Another complication that comes from closing nuclear power plants in America is their private ownership. When an energy company closes one of their plants, they lose an asset but must continue to spend money on maintenance until the radioactive waste reaches its half-life. If nuclear energy innovation continues to decline, and more plants close, companies may be incentivized to cut costs on maintenance, jeopardizing the safety of nearby communities.

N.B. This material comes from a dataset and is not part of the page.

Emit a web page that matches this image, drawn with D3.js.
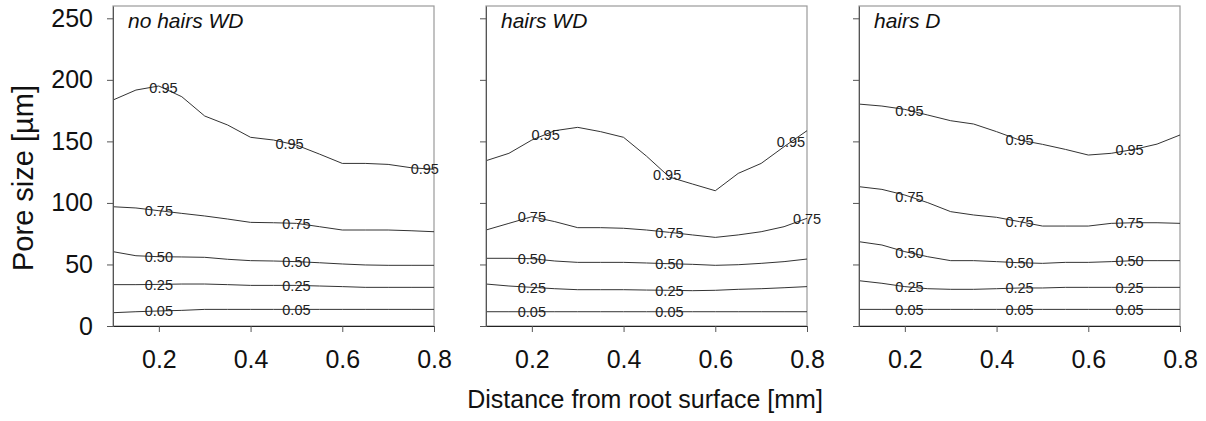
<!DOCTYPE html>
<html>
<head>
<meta charset="utf-8">
<script src="https://cdn.jsdelivr.net/npm/d3@7"></script>
<style>
    body { margin: 0; background: #fff; }
    text { font-family: "Liberation Sans", Arial, sans-serif; }
</style>
</head>
<body>
<div id="chart"></div>
<script>
// distance from root surface [mm], shared by all three panels
var distance = [0.1, 0.15, 0.2, 0.25, 0.3, 0.35, 0.4, 0.45, 0.5, 0.55, 0.6, 0.65, 0.7, 0.75, 0.8];
var levels = ["0.05", "0.25", "0.50", "0.75", "0.95"];
var panelNames = ["no hairs WD", "hairs WD", "hairs D"];
var xTicks = [0.2, 0.4, 0.6, 0.8];
var yTicks = [0, 50, 100, 150, 200, 250];

// pore size [µm] of each contour, in the order of levels
var noHairsWD = [
    [10.8, 11.6, 12.2, 12.7, 13.5, 13.5, 13.5, 13.5, 13.5, 13.5, 13.5, 13.5, 13.5, 13.5, 13.5],
    [33.6, 33.6, 33.8, 34.1, 34.1, 33.6, 33.0, 33.0, 33.0, 32.5, 32.0, 31.4, 31.4, 31.4, 31.4],
    [60.4, 57.1, 56.3, 56.1, 55.8, 54.2, 53.1, 52.8, 52.3, 51.4, 50.4, 49.6, 49.3, 49.3, 49.3],
    [96.9, 95.9, 93.7, 91.5, 89.4, 86.9, 84.2, 83.9, 83.4, 80.7, 78.0, 78.0, 78.0, 77.4, 76.6],
    [183.6, 191.7, 195.0, 186.3, 170.6, 163.3, 153.3, 151.1, 147.0, 139.7, 132.1, 132.1, 131.3, 128.6, 127.3]
];
var hairsWD = [
    [11.6, 11.6, 11.6, 11.6, 11.6, 11.6, 11.6, 11.6, 11.6, 11.6, 11.6, 11.6, 11.6, 11.6, 11.6],
    [34.1, 32.5, 31.4, 30.3, 29.5, 29.5, 29.5, 29.2, 29.0, 28.7, 29.0, 29.8, 30.3, 31.1, 32.0],
    [55.0, 55.0, 54.7, 52.8, 51.7, 51.7, 51.7, 51.2, 50.6, 50.1, 49.3, 49.8, 50.9, 52.3, 54.4],
    [78.0, 83.4, 88.8, 84.8, 79.9, 79.9, 79.4, 78.0, 76.1, 74.0, 72.0, 74.0, 76.6, 80.7, 87.5],
    [134.3, 140.3, 151.1, 158.7, 161.4, 157.9, 153.3, 138.0, 121.0, 115.4, 109.9, 124.0, 132.1, 145.7, 158.7]
];
var hairsD = [
    [13.5, 13.5, 13.5, 13.5, 13.5, 13.5, 13.5, 13.5, 13.5, 13.5, 13.5, 13.5, 13.5, 13.5, 13.5],
    [36.8, 34.7, 32.0, 30.3, 29.8, 29.8, 30.3, 30.9, 30.9, 31.4, 31.4, 31.4, 31.4, 31.4, 31.4],
    [68.5, 65.8, 60.4, 56.3, 53.1, 53.1, 52.3, 51.4, 50.9, 51.7, 51.7, 52.3, 53.1, 53.1, 53.1],
    [113.2, 111.0, 106.4, 100.2, 92.9, 90.2, 88.3, 84.8, 81.2, 81.2, 81.2, 83.4, 83.9, 83.9, 83.4],
    [180.3, 178.7, 176.0, 171.4, 166.8, 164.1, 157.9, 151.1, 147.6, 143.5, 138.9, 140.3, 143.5, 147.8, 155.2]
];

// where the contour labels sit along each line (distance)
var noHairsWDLabels = [[0.2, 0.5], [0.2, 0.5], [0.2, 0.5], [0.2, 0.5], [0.21, 0.485, 0.78]];
var hairsWDLabels = [[0.2, 0.5], [0.2, 0.5], [0.2, 0.5], [0.2, 0.5, 0.8], [0.23, 0.495, 0.765]];
var hairsDLabels = [[0.21, 0.45, 0.69], [0.21, 0.45, 0.69], [0.21, 0.45, 0.69], [0.21, 0.45, 0.69], [0.21, 0.45, 0.69]];

function init() {
    var w = 1206;
    var h = 421;
    var top = 6, bottom = 326;
    var panelW = 321;
    var lefts = [113, 486, 859];

    var panels = [
        { name: panelNames[0], lines: noHairsWD, labels: noHairsWDLabels },
        { name: panelNames[1], lines: hairsWD, labels: hairsWDLabels },
        { name: panelNames[2], lines: hairsD, labels: hairsDLabels }
    ];

    var xScale = d3.scaleLinear().domain([0.1, 0.8]).range([0, panelW]);
    var yScale = d3.scaleLinear().domain([0, 260]).range([bottom, top]);

    var svg = d3.select("#chart")
        .append("svg")
        .attr("width", w)
        .attr("height", h);

    var line = d3.line()
        .x(function(d, i) { return xScale(distance[i]); })
        .y(function(d) { return yScale(d); });

    function valueAt(arr, xv) {
        var i = d3.bisectRight(distance, xv) - 1;
        i = Math.max(0, Math.min(distance.length - 2, i));
        var t = (xv - distance[i]) / (distance[i + 1] - distance[i]);
        return arr[i] + t * (arr[i + 1] - arr[i]);
    }

    panels.forEach(function(p, pi) {
        var g = svg.append("g")
            .attr("transform", "translate(" + lefts[pi] + ",0)");

        g.append("rect")
            .attr("x", 0)
            .attr("y", top)
            .attr("width", panelW)
            .attr("height", bottom - top)
            .attr("fill", "none")
            .attr("stroke", "#9a9a9a")
            .attr("stroke-width", 1.2);

        g.selectAll("path.contour")
            .data(p.lines)
            .enter()
            .append("path")
            .attr("class", "contour")
            .attr("d", line)
            .attr("fill", "none")
            .attr("stroke", "#333")
            .attr("stroke-width", 1);

        p.lines.forEach(function(arr, li) {
            g.selectAll("text.lab" + li)
                .data(p.labels[li])
                .enter()
                .append("text")
                .attr("x", function(d) { return xScale(d); })
                .attr("y", function(d) { return yScale(valueAt(arr, d)); })
                .attr("dy", "0.36em")
                .attr("text-anchor", "middle")
                .style("font-size", "14.5px")
                .attr("fill", "#222")
                .text(levels[li]);
        });

        var yAxis = d3.axisLeft(yScale)
            .tickValues(yTicks)
            .tickSize(6)
            .tickSizeOuter(0)
            .tickPadding(14);
        if (pi > 0) yAxis.tickFormat("");

        var ya = g.append("g").call(yAxis);
        ya.select(".domain").attr("stroke", "#555");
        ya.selectAll(".tick line").attr("stroke", "#555");
        ya.selectAll("text").style("font-size", "25px").attr("fill", "#111")
            .style("font-family", "Liberation Sans, Arial, sans-serif");

        var xa = g.append("g")
            .attr("transform", "translate(0," + bottom + ")")
            .call(d3.axisBottom(xScale)
                .tickValues(xTicks)
                .tickFormat(d3.format(".1f"))
                .tickSize(6)
                .tickSizeOuter(0)
                .tickPadding(18));
        xa.select(".domain").attr("stroke", "#222");
        xa.selectAll(".tick line").attr("stroke", "#555");
        xa.selectAll("text").style("font-size", "25px").attr("fill", "#111")
            .style("font-family", "Liberation Sans, Arial, sans-serif");

        g.append("text")
            .attr("x", 15)
            .attr("y", 28)
            .style("font-size", "21px")
            .style("font-style", "italic")
            .attr("fill", "#111")
            .text(p.name);
    });

    svg.append("text")
        .attr("transform", "translate(33,178) rotate(-90)")
        .attr("text-anchor", "middle")
        .style("font-size", "29px")
        .attr("fill", "#111")
        .text("Pore size [µm]");

    svg.append("text")
        .attr("x", 645)
        .attr("y", 408)
        .attr("text-anchor", "middle")
        .style("font-size", "25px")
        .attr("fill", "#111")
        .text("Distance from root surface [mm]");
}

window.onload = init;
</script>
</body>
</html>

For this reason, many argue that nuclear power plants should be government-owned. In France, nuclear power accounts for the majority of the country’s energy supply, this dependency is responsible for the country’s low levels of carbon emission. Électricité de France (EDF) – the country’s main electricity generation and distribution company – manages the country’s nuclear power plants and is substantially owned by the government, with around 85% of its shares in government hands. In contrast to France’s nuclear power friendly policies, America has steadily decreased interest in researching new nuclear energy innovations. No politician wants to be held responsible for the possible downfall of a nuclear plant malfunction. However, attitude towards nuclear power is subject to change in Trump’s administration.

The U.S Department of Energy is a cabinet level department concerned with policies regarding energy and safety in handling nuclear material. Trump replaced the head of the department with former governor of Texas Rick Perry. Perry, an advocate for oil companies, hasn’t said much in regards to nuclear power. He once expressed a desire to abolish the Department of Energy entirely. The former Texas governor appears to be in line with Trump’s vision of slashing nuclear regulations, posing a threat to nuclear safety. Perhaps the decline of interest in nuclear innovation is a positive thing, given the current administration’s lack of experience in this field.Nuclear energy has the potential to lower carbon emissions and benefit the environment, however, this requires innovation and regulation that may be too ambitious for the current administration to execute safely. Many will argue that the closure of nuclear power plants, Indian point especially given its spotty safety record, is not a great loss – that solar and wind energy can compensate for the loss of nuclear energy. For these reasons, the future of nuclear power in America seems bleak. Whether a decrease in dependency on nuclear power will be beneficial to the United States in the long run remains to be seen.